Serving Size  : 6    Preparation Time :0:00
Categories    : Appetizers

 Amount  Measure       Ingredient -- Preparation Method
--------  ------------  --------------------------------
                       Red Caviar Canapes:
  1       ts           Onion juice
    1/2                Lemon -- juice of
  8       oz           Cream cheese -- softened
                       Toast rounds
  1       sm           Jar caviar
                       Strawberry Surprises:
  2       lb           Fresh strawberries
  1       c            Powdered sugar
  1       c            Light rum
  1       c            Vodka
  1       c            Triple Sec
                       Fondue Bourguignonne:
  1 1/2   lb           Beef tenderloin (cheaper cuts may
                       - need to be tenderized)
                       Peanut oil
                       Mock Bernaise Soak:
  1       ts           Tarragon
  1       tb           Tarragon vinegar
  1       c            Mayonnaise
  3                    Shallots
  1       pn           Dry mustard
                       Anchovy Sauce:
  2       ts           Anchovy pate
  1       c            Mayonnaise
                       Garlic Sauce:
    1/2   c            Butter -- softened
  1       cl           Garlic -- finely minced
                       Curry Sauce:
  2       ts           Curry powder -- or more)
  1       ds           Garlic powder
  1       ds           Lemon juice
 10       oz           Can beef gravy
                       Mustard Sauce:
  1       c            Mayonnaise
  2       tb           Sour cream
  1 1/2   tb           Dry mustard
  2       ts           Tarragon vinegar
                       Salt -- to taste
                       Plum Elite:
  4                    Parts Sake
  1                    Part Plum wine
  1       ds           Fresh lime juice
                       Fresh pineapple wedges --
                       - for garnish

 Food fit for the most exquisite of palates!
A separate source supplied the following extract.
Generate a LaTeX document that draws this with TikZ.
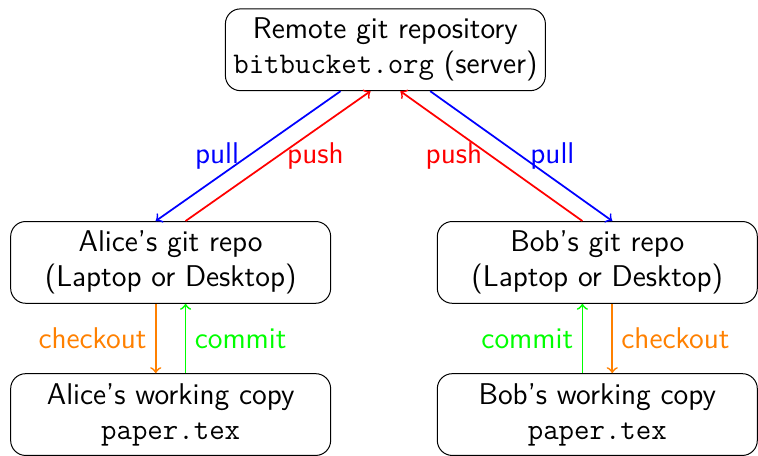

Build your reputation
 as a hostess. Don't be faint hearted when it comes to serving your
 gourmet friends. Bring out your best silver and dazzle them with
 your culinary skill. The recipes that follow will bring you
 compliments and you won't have to spend hours in the kitchen to
 bring it off.

 Menu:

 * Red Caviar Canapes
 * Strawberry Surprises
 * Fondue Bourguignonne
 * Meat Dip Sauces: Mock Bernaise, Anchovy, Garlic,
 * Mustard Plum Elite Espresso coffee (no recipe)
 * Light California champagne (no recipe)
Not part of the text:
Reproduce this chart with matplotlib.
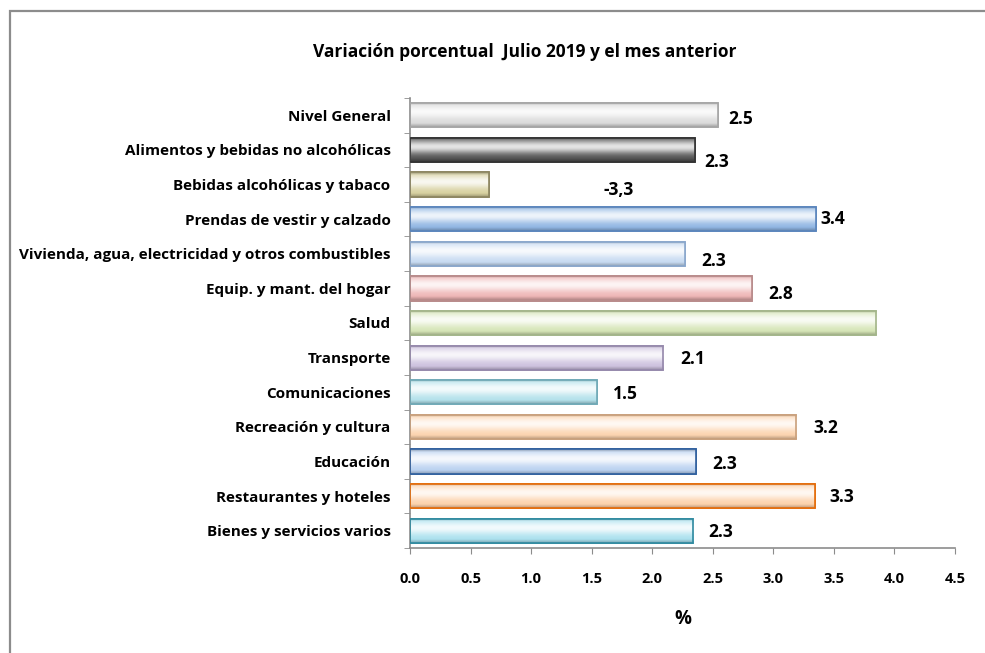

 Serving suggestion: Starched blue linen, crystal serving dishes,
 white porcelain and sterling champagne glasses all bring a touch of
 elegance to an intimate deck-side gathering. Arched candelabra with
 tall white tapes would be perfect for illuminating the fondue dish.
 Each guest could be handed a porcelain salad size plate with blue
 linen napkin folded on top and frosted sliver champagne glass.
 Remember to preheat your best demitasse cups for the expresso.

 Red Caviar Canapes:

 Mix onion juice, lemon juice, and cream cheese. Using a pastry
 tube, form a crown of this mixture on rounds of toast. From the jar
 of caviar, take a dab to fill each center. Decorate the edges with
 chopped chives.

 Strawberry Surprises:

 Gouge out the stems so the hollow center of the strawberries are
 exposed. Place them in a plastic container and sprinkle the
 powdered sugar over them. Add the rum, vodka, and Triple Sec and
 gently tumble until well mixed. Refrigerate covered for at least
 2 days occasionally tumbling. Gently remove strawberries from
 marinade and serve cold in pre-chilled crystal bowl. Sip the
 marinade!

 Fondue Bourguignonne:

 Cut meat into bite-sized pieces and set aside. Pour oil into your
 fondue dish or chafing dish until it is at least 3" deep. Heat the
 oil to about 360°F or until it will cook a test chunk of meat in
 3 minutes. Each guest spears a chunk of beef with a fondue fork and
 cooks it to taste in the hot oil. (It's nice to mark the forks with
 a colored dot on a piece of tape so they will be recognized). After
 the pieces of meat are cooked, each guest dips the choice morsel
 into one of the variety of elegant sauces.

 Meat Dip Sauces:

 Mock Bernaise Soak:

 Whirl ingredients in a blender for 1 minute.

 Anchovy Sauce:

 Mix ingredients thoroughly.

 Garlic Sauce:

 Cream together ingredients.

 Curry Sauce:

 Combine ingredients.

 Mustard Sauce:

 Combine ingredients.

 Plum Elite:

 Combine sake and plum wine. Add a squeeze of lime. Pour over
 cracked ice in a prechilled tall silver or crystal stemmed water
 glass. Garnish with a slim wedge of fresh pineapple for stirring
 and nibbling.

 Recipe by Food for Wet Fingers by Sharon R. Hines Nov, 1981

 From: Shelley Rodgers (Jolly Rodgers: the Portuguese Pirate!)